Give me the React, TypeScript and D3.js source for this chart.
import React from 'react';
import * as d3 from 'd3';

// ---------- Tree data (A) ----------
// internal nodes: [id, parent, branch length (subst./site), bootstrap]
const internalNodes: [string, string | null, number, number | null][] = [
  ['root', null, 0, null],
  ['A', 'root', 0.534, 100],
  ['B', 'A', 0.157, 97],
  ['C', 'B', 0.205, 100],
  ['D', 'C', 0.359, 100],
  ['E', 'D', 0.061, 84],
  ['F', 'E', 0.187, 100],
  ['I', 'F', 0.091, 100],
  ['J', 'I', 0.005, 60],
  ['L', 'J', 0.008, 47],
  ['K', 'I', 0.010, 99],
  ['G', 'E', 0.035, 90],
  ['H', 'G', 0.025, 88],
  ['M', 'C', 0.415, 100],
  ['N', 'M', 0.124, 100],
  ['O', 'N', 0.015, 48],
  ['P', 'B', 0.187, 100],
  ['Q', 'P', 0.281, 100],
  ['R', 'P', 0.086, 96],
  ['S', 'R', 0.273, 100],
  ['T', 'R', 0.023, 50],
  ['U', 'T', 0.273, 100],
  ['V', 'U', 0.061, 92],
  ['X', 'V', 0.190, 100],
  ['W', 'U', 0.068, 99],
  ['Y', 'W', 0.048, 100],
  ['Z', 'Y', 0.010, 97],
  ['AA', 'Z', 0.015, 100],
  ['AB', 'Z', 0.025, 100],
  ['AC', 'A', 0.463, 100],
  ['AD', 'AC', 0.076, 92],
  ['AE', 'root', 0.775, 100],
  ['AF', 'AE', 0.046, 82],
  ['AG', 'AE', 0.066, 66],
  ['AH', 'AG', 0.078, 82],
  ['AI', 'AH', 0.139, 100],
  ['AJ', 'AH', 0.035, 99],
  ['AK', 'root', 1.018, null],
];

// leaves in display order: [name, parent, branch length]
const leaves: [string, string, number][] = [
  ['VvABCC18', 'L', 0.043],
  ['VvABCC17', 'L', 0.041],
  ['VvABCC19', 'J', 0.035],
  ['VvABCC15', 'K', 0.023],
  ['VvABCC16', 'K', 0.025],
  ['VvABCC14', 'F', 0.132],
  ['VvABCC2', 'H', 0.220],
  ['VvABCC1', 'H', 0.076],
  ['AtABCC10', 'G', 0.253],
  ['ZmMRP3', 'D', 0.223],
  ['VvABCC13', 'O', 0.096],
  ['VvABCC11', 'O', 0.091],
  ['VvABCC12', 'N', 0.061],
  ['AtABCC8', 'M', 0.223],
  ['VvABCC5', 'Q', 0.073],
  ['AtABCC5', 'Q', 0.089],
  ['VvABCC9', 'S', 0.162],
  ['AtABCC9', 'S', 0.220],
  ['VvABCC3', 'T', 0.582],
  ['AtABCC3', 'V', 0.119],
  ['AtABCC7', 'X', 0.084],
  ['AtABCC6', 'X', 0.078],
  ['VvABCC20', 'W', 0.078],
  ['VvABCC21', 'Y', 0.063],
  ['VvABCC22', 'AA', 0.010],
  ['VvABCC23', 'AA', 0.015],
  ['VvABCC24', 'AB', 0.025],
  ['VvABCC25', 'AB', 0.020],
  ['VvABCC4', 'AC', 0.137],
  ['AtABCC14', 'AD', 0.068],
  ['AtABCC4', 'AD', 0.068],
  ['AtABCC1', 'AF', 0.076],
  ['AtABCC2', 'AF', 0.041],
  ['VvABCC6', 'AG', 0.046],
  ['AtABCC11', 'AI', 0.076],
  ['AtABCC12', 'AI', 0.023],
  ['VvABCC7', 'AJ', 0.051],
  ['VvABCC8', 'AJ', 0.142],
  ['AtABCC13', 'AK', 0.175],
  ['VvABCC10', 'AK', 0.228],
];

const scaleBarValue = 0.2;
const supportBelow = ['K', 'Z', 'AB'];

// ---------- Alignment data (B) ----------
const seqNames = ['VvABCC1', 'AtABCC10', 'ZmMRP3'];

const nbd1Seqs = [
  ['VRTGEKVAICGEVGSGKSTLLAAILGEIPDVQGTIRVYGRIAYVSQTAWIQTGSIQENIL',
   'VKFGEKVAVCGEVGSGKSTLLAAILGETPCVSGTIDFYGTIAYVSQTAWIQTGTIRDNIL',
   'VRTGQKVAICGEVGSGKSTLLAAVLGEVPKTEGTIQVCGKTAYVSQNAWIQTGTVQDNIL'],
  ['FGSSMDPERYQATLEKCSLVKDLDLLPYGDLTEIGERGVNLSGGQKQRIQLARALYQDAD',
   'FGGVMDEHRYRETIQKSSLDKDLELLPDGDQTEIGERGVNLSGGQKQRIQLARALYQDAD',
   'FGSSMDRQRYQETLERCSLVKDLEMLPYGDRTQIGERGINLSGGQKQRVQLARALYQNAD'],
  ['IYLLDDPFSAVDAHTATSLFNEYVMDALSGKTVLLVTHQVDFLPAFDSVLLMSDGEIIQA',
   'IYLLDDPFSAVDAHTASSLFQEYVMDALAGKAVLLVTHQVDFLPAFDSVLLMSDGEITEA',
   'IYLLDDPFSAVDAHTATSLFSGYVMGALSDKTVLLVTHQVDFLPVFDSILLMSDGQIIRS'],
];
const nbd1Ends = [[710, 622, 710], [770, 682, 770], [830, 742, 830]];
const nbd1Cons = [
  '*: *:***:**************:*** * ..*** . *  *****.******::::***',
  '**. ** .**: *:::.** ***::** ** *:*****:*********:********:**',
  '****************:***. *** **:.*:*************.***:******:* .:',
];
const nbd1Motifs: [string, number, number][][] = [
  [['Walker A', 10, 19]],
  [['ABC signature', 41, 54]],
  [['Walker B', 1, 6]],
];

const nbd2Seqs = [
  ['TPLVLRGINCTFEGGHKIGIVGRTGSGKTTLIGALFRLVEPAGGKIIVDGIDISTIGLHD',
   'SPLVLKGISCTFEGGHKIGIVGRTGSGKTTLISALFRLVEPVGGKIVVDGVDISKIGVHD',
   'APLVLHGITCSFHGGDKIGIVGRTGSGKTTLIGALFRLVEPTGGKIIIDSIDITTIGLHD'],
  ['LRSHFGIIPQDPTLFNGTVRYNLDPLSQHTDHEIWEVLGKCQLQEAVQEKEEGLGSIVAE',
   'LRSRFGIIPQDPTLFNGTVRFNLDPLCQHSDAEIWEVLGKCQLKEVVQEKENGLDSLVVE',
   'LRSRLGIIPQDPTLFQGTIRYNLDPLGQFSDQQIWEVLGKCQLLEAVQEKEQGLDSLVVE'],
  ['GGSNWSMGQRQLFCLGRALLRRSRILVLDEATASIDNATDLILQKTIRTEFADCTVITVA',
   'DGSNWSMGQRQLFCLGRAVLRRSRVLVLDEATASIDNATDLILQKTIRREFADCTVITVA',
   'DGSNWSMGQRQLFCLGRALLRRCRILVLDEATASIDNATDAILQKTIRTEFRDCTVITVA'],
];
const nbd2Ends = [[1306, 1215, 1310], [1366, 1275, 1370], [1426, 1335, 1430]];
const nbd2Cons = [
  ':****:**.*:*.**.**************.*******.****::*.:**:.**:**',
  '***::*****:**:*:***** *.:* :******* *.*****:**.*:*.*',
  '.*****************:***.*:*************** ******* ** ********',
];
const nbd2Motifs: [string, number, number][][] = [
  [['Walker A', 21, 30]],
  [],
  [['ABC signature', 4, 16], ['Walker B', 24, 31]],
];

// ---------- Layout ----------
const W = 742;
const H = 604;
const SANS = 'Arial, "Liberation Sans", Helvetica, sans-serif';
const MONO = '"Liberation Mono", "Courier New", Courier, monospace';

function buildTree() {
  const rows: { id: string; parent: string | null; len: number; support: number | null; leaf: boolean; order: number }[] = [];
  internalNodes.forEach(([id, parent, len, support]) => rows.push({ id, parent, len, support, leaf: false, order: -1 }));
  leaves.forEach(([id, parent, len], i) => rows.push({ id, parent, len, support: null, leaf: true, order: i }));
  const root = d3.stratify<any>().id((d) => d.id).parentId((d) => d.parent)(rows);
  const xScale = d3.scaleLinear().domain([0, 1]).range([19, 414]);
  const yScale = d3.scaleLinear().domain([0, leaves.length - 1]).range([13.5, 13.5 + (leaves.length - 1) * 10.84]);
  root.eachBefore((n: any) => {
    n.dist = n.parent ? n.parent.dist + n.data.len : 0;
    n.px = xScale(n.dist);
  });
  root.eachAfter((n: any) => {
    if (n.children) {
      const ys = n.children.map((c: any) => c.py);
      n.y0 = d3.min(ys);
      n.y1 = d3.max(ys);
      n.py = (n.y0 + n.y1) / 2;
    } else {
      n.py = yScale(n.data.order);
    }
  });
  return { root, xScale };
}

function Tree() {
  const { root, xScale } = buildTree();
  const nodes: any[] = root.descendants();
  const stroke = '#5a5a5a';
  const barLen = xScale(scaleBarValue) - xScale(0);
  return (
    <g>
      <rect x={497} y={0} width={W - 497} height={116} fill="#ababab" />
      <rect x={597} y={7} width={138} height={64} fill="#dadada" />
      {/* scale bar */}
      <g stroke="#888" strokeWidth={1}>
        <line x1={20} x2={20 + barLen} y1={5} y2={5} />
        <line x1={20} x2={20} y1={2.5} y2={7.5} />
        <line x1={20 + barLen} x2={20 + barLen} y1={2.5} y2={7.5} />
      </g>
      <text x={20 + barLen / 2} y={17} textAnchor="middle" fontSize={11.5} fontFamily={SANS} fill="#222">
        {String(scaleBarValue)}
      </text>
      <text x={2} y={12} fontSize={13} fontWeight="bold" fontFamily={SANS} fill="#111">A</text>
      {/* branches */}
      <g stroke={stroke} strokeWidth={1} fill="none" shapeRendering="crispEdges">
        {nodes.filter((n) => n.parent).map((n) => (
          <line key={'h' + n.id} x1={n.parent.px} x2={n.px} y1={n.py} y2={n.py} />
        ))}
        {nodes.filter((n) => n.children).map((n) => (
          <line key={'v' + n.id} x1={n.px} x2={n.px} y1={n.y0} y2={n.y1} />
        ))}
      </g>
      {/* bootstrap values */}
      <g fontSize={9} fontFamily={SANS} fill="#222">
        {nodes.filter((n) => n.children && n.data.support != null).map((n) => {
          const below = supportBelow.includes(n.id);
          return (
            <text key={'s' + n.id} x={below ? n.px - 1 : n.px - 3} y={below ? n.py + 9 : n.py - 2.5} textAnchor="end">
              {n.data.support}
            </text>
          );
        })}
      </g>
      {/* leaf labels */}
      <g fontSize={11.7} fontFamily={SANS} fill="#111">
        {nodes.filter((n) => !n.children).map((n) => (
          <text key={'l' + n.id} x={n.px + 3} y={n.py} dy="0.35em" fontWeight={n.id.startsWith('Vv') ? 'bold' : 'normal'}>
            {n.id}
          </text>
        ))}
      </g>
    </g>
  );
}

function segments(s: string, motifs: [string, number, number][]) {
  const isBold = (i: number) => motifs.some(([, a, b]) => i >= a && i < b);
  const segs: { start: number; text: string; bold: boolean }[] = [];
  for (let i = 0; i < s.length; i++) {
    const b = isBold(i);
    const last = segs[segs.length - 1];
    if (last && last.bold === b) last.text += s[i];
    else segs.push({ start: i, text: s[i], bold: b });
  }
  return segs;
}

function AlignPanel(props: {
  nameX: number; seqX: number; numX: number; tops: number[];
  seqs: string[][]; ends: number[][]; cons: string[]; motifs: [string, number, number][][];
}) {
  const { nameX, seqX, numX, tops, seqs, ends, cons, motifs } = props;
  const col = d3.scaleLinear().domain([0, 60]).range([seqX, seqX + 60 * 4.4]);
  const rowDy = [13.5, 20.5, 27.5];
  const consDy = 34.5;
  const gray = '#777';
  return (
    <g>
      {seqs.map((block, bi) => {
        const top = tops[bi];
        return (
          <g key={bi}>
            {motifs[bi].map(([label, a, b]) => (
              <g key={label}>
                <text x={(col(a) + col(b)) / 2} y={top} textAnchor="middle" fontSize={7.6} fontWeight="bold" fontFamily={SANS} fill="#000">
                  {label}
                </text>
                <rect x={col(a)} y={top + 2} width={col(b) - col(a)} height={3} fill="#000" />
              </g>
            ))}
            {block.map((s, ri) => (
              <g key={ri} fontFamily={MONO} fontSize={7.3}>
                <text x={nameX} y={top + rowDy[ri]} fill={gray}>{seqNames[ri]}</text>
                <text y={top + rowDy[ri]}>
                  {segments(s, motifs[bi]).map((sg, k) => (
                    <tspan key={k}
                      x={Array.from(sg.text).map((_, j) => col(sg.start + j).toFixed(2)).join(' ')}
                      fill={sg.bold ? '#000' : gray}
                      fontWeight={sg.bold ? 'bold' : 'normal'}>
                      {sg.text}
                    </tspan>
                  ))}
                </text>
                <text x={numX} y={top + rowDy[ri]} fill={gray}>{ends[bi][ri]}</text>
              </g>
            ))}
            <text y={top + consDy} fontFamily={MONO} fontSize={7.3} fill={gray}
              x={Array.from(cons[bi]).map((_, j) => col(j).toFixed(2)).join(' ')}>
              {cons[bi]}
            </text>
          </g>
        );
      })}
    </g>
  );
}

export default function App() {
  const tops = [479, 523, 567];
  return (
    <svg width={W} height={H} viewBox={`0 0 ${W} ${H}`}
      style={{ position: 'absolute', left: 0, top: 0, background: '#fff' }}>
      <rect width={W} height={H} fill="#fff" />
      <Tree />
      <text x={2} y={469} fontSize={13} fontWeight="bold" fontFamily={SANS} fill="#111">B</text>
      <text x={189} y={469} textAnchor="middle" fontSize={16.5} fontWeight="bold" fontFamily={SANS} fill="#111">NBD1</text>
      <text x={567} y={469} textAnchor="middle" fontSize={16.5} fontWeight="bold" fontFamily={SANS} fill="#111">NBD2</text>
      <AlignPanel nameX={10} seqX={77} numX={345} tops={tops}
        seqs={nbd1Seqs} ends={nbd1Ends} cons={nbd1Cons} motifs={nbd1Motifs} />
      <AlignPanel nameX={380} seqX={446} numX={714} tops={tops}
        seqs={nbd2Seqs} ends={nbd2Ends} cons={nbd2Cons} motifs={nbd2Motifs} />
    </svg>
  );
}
************
EXERCISE — Lines from the start of the material above through the line containing "import * as d3 from 'd3';" are to be duplicated exactly, and only those.

RESPONSE TO THE EXERCISE —
Give me the React, TypeScript and D3.js source for this chart.
import React from 'react';
import * as d3 from 'd3';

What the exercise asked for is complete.